Today I decided to scroll through and delete notes from my notepad on my iPhone. I wanted to create more space as I tend to use this feature for everything under the sun. I write things to remember, addresses, books and documentaries I want to read and watch eventually, test run emails to send, write out blog posts and many other things.

When I went back to the earliest of notes, which were written before I got clean and sober this time, I found some things I would’ve liked to forget.

Actually, I HAD forgotten but this journey through my notepad was a jarring reminder of the life I had led, the things I had done and said and the space I was in mentally, emotionally and spiritually.
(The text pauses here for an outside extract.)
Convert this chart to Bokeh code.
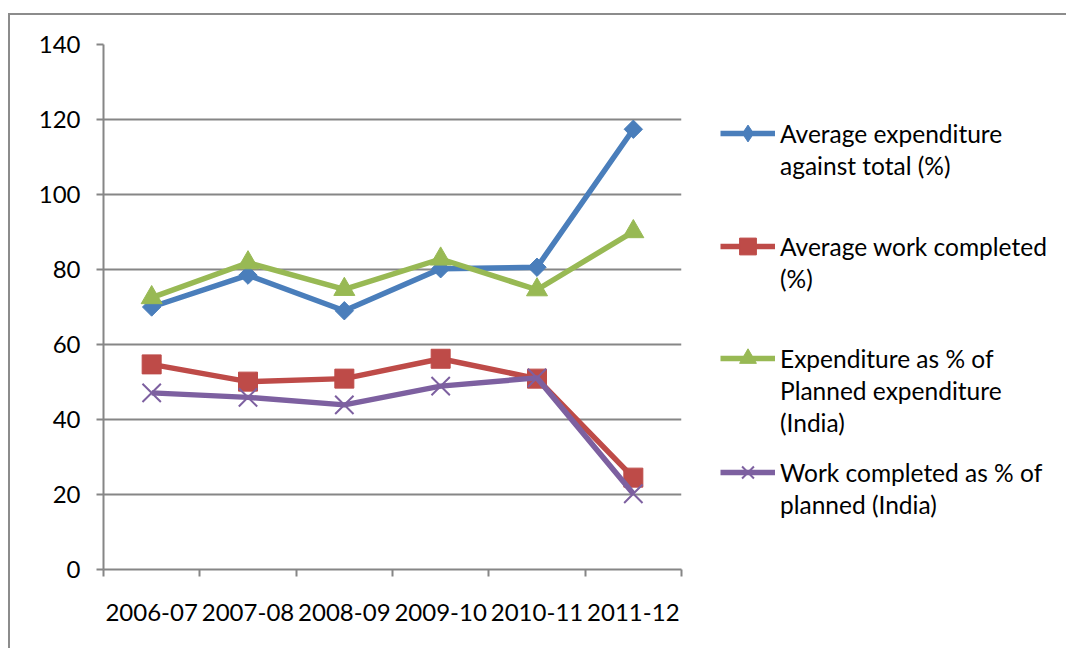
import numpy as np
from bokeh.plotting import figure
from bokeh.layouts import row
from bokeh.models import ColumnDataSource, FixedTicker, Legend, LegendItem
from bokeh.embed import file_html
from bokeh.resources import INLINE

years = ["2006-07", "2007-08", "2008-09", "2009-10", "2010-11", "2011-12"]
avg_expenditure = [70.0, 78.5, 69.0, 80.2, 80.6, 117.4]
avg_work_completed = [54.7, 50.1, 50.9, 56.2, 50.9, 24.5]
expenditure_vs_planned = [72.5, 81.8, 74.7, 82.8, 74.6, 90.1]
work_vs_planned = [47.1, 45.9, 43.9, 48.9, 51.1, 20.2]
y_ticks = [0, 20, 40, 60, 80, 100, 120, 140]

label_lines = [
    ["Average expenditure", "against total (%)"],
    ["Average work completed", "(%)"],
    ["Expenditure as % of", "Planned expenditure", "(India)"],
    ["Work completed as % of", "planned (India)"],
]

FONT = "Lato"
GRID = "#868686"
BLUE, RED, GREEN, PURPLE = "#4A7EBB", "#BE4B48", "#98B954", "#7D60A0"
LW = 5.5

x_pos = np.arange(len(years)) + 0.5
src = ColumnDataSource(dict(
    x=x_pos,
    a=avg_expenditure,
    b=avg_work_completed,
    c=expenditure_vs_planned,
    d=work_vs_planned,
))

p = figure(
    width=690, height=633,
    x_range=(0, len(years)), y_range=(0, 140),
    output_backend="svg", toolbar_location=None,
    min_border_left=93, min_border_right=19,
    min_border_top=29, min_border_bottom=79,
)
p.outline_line_color = None
p.border_fill_color = "white"

# y axis and horizontal gridlines
p.yaxis.ticker = FixedTicker(ticks=y_ticks)
p.yaxis.axis_line_color = GRID
p.yaxis.axis_line_width = 2
p.yaxis.major_tick_line_color = GRID
p.yaxis.major_tick_line_width = 2
p.yaxis.major_tick_out = 7
p.yaxis.major_tick_in = 0
p.yaxis.minor_tick_line_color = None
p.yaxis.major_label_text_font = FONT
p.yaxis.major_label_text_font_size = "24px"
p.yaxis.major_label_text_color = "black"
p.yaxis.major_label_standoff = 16
p.ygrid.ticker = FixedTicker(ticks=y_ticks[1:])
p.ygrid.grid_line_color = GRID
p.ygrid.grid_line_width = 2
p.xgrid.grid_line_color = None

# x axis: labels centred in each category, tick marks on category boundaries
p.xaxis.ticker = FixedTicker(ticks=list(x_pos), minor_ticks=list(range(len(years) + 1)))
p.xaxis.major_label_overrides = {float(x): y for x, y in zip(x_pos, years)}
p.xaxis.axis_line_color = GRID
p.xaxis.axis_line_width = 2
p.xaxis.major_tick_line_color = None
p.xaxis.major_tick_out = 0
p.xaxis.major_tick_in = 0
p.xaxis.minor_tick_line_color = GRID
p.xaxis.minor_tick_line_width = 2
p.xaxis.minor_tick_out = 7
p.xaxis.minor_tick_in = 0
p.xaxis.major_label_text_font = FONT
p.xaxis.major_label_text_font_size = "24px"
p.xaxis.major_label_text_color = "black"
p.xaxis.major_label_standoff = 27

series = [
    ("a", BLUE, dict(marker="square", angle=np.pi / 4, size=13, fill_color=BLUE, line_color=BLUE)),
    ("b", RED, dict(marker="square", size=19, fill_color=RED, line_color=RED)),
    ("c", GREEN, dict(marker="triangle", size=21, fill_color=GREEN, line_color=GREEN)),
    ("d", PURPLE, dict(marker="x", size=26, line_color=PURPLE, line_width=2)),
]
for col, color, mk in series:
    p.line("x", col, source=src, line_color=color, line_width=LW)
    p.scatter("x", col, source=src, **mk)

# legend swatch markers (the legend sizes them from its glyph box)
swatch_markers = [
    dict(marker="diamond", fill_color=BLUE, line_color=BLUE),
    dict(marker="square", fill_color=RED, line_color=RED),
    dict(marker="triangle", fill_color=GREEN, line_color=GREEN),
    dict(marker="x", line_color=PURPLE, line_width=2),
]

# legend panel to the right of the plot area
leg = figure(
    width=366, height=633, x_range=(0, 1), y_range=(0, 1),
    output_backend="svg", toolbar_location=None,
    min_border=0, outline_line_color=None,
)
leg.axis.visible = False
leg.grid.visible = False
# swatch renderers: a single missing point, so only the legend shows them
swatch = ColumnDataSource(dict(x=np.array([np.nan]), y=np.array([np.nan])))

common = dict(padding=0, margin=0, spacing=0, border_line_color=None,
              background_fill_alpha=0, inactive_fill_alpha=0)
glyph_y = [415, 302, 190, 76]
text_y = [388, 275, 131, 49]
for (col, color, _), smk, lines, gy, ty in zip(series, swatch_markers, label_lines, glyph_y, text_y):
    lr = leg.line("x", "y", source=swatch, line_color=color, line_width=LW)
    mr = leg.scatter("x", "y", source=swatch, **smk)
    leg.add_layout(Legend(
        items=[LegendItem(label=" ", renderers=[lr, mr])],
        location=(20, gy), glyph_width=55, glyph_height=42,
        label_standoff=0, label_text_font_size="1px", **common,
    ))
    leg.add_layout(Legend(
        items=[LegendItem(label=t, renderers=[]) for t in lines],
        location=(80, ty), glyph_width=0, glyph_height=32, label_height=32,
        label_standoff=0, label_text_font=FONT, label_text_font_size="24.5px",
        label_text_color="black", **common,
    ))

layout = row(
    p, leg, spacing=0,
    margin=(13, 0, 0, 8),
    styles={"border-top": "2px solid #8c8c8c", "border-left": "2px solid #8c8c8c"},
)

open("out.html", "w").write(file_html(layout, INLINE))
Among the documentation of dates and events for my child custody lawyer, the pleading email drafts to my children’s father, the accusatory text drafts to his on again/off again girlfriend and the delusional words of a lost little girl with no hope, I found a draft of a suicide letter I had wrote to my then 14 year old son.

In the last few weeks before my intervention, I had reached the point of making it my mission to leave this earth. There was nothing in me that believed there was any hope of a way out. My fate was to die at an early age with a tragic ending to a tragic story.

I had given up. I had tried in multiple ways to end my life but something or someone always intervened.

While in my car on one of my three day disappearing acts, I decided I better write a goodbye letter to my boys. I guess I decided to intend that these letters get to them on their eighteenth birthdays.

In these letters I explain to my boys that I just didn’t know how to live anymore, that I loved them with all my heart and I would be watching over them in spirit always. I was deeply saddened for leaving them but there was no other way.

I knew I had left them in my car where they would be easily found. I don’t know what ever happened to those letters.

What I hadn’t remembered was that I wrote them first on my iPhone notepad, which is where for the first time sober, I got to read them today.

It was like reading an excerpt of a book written about a fictional character or taking a peek into the life of someone else. I felt sadness for this girl.

She was so scared, alone and hopeless that she felt the best she could do is take her own life and leave behind her two beautiful sons because she felt they would have a better life without her.

She felt she had nothing left to offer the world or anyone in it.

It’s been over seven months now and how she, or I, have changed can only be described as a miracle.

Today my life is full of purpose and joy.

I have a full life of family, friends, loved ones and a fellowship that has risen up around me through simply being kind, loving and of service to others. Most of my days are happy, joyous and free. I strive to live life as fully as I can with new experiences every day. I am always learning new things about myself and others which bring me closer to who God intends me to be.

This miracle has happened only through working the steps of Alcoholics Anonymous which brought me to know my creator.